_Task:_ Please write out the lines of the data exactly, beginning with the first and ending with the line containing "0.8, 0.9, 1];"; leave the pictures behind.

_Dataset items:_
···
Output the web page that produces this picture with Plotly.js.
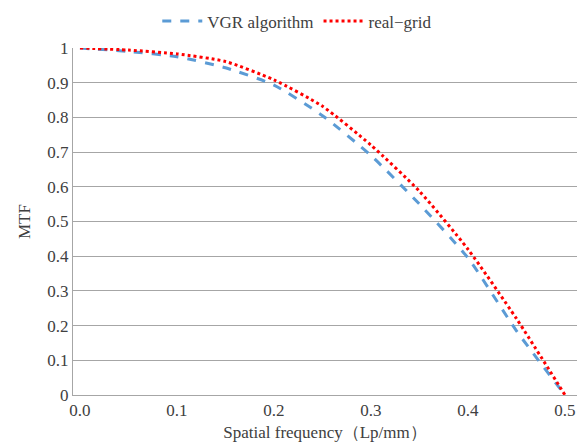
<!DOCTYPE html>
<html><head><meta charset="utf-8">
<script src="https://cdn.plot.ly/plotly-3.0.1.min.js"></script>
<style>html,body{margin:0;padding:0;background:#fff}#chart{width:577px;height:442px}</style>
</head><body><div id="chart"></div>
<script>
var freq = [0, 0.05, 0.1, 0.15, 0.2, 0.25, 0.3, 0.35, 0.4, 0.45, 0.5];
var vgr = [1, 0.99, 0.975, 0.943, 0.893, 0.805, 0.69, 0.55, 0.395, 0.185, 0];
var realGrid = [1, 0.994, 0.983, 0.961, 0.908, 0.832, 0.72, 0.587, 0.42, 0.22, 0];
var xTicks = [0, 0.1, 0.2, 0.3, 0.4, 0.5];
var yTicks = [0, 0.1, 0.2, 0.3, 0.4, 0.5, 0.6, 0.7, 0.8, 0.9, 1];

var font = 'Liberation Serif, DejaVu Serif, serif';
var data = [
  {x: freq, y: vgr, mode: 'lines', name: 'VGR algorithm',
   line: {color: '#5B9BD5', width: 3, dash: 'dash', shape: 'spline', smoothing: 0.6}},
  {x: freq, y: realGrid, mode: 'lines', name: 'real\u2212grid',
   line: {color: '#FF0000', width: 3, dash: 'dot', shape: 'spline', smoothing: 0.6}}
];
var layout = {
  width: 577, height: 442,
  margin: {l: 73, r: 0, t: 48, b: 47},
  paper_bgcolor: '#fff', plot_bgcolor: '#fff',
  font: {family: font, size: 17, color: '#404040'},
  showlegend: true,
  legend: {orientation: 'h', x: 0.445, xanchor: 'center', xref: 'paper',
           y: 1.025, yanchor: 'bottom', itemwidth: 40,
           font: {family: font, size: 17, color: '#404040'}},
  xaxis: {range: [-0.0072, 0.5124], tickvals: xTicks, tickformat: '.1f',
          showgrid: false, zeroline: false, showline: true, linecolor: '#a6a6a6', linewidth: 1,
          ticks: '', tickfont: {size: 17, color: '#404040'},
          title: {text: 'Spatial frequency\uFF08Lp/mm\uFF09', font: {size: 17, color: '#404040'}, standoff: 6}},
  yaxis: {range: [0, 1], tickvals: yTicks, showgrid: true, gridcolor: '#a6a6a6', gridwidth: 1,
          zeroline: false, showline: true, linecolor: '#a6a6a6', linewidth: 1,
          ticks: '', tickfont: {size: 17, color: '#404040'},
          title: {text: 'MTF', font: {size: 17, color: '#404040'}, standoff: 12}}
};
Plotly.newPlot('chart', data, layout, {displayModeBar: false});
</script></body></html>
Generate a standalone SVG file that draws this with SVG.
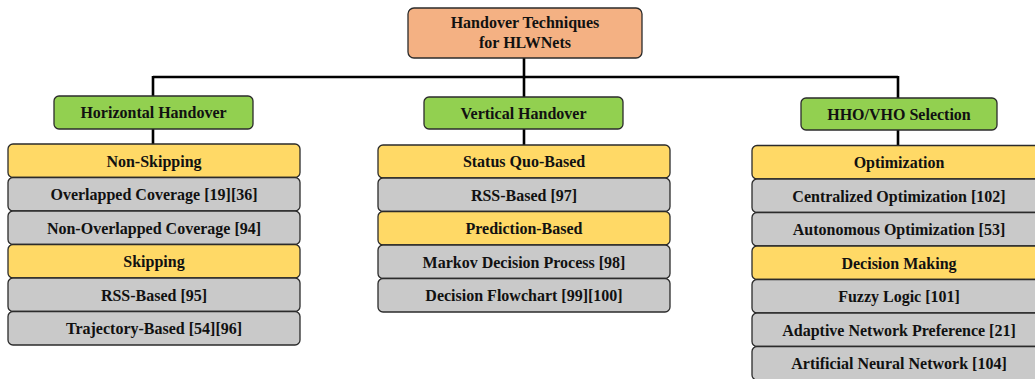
···
_Worked answer:_
Output the web page that produces this picture with Plotly.js.
<!DOCTYPE html>
<html><head><meta charset="utf-8">
<script src="https://cdn.plot.ly/plotly-3.0.1.min.js"></script>
<style>html,body{margin:0;padding:0;background:#fff}#chart{width:577px;height:442px}</style>
</head><body><div id="chart"></div>
<script>
var freq = [0, 0.05, 0.1, 0.15, 0.2, 0.25, 0.3, 0.35, 0.4, 0.45, 0.5];
var vgr = [1, 0.99, 0.975, 0.943, 0.893, 0.805, 0.69, 0.55, 0.395, 0.185, 0];
var realGrid = [1, 0.994, 0.983, 0.961, 0.908, 0.832, 0.72, 0.587, 0.42, 0.22, 0];
var xTicks = [0, 0.1, 0.2, 0.3, 0.4, 0.5];
var yTicks = [0, 0.1, 0.2, 0.3, 0.4, 0.5, 0.6, 0.7, 0.8, 0.9, 1];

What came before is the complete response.